方鴻銘沒好氣地看了他一眼,無奈地“嗯”了一聲。

“你到底為什麽這麽執著於這個東西?”

方鴻銘歎了口氣:“我知道技術永遠有它的局限性,不用說50%的準確度,就算是99%,又能怎樣呢?這世上總有一些人是我們無法幫到的,但是,如果技術真的進步到那一天,我們就至少幫助了九十九個人,不是嗎?”

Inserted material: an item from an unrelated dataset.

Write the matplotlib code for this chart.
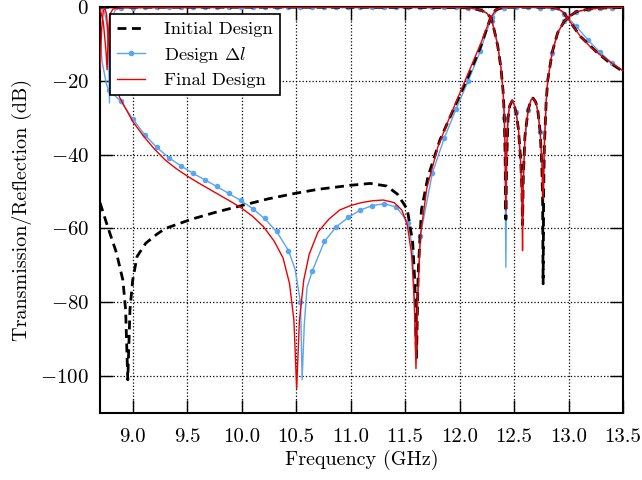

汪道賢憧憬地點了點頭:“希望有一天,人們能夠用我的鉗子把病人的口子減小,再用你的技術把病人真正需要切除的肺部減少。等我回來,我們協和雙雄,把‘微創’的理念發揚光大。”

“一言為定!”方鴻銘眼中也難得露出激動的神采。

“對了,今年到處都是軍閥在劃地盤打仗,孫先生也成立了軍政府。世道不太平,我走了以後,你這個呆子可一定要保護好自己,不該出頭的別亂出頭,聽到沒有?我不想你和我父親一樣成為革命的犧牲品……”汪道賢囑咐道。

“別婆婆媽媽的,該怎麽做我自己知道。不管是誰,隻要是我的病人,我都不會放棄的。特別是革命黨人,他們有我們在,才會更安心,才能給咱老百姓謀幸福的出路。另外糾正你一下,汪叔叔不是政治的犧牲品,他是我的偶像。”說著,方鴻銘笑了笑,向遠方跑去。

趙步理透過泛黃的紙張,似乎終於看到,一個偉大的時代正乘著滾滾冒煙的快車,向他緩緩駛來。一個小醫生,一個不起眼的小人物,卻帶給他最大的感動。

(1) 把手術切除的固定組織用石蠟包埋,之後逐層切片進行病理檢測。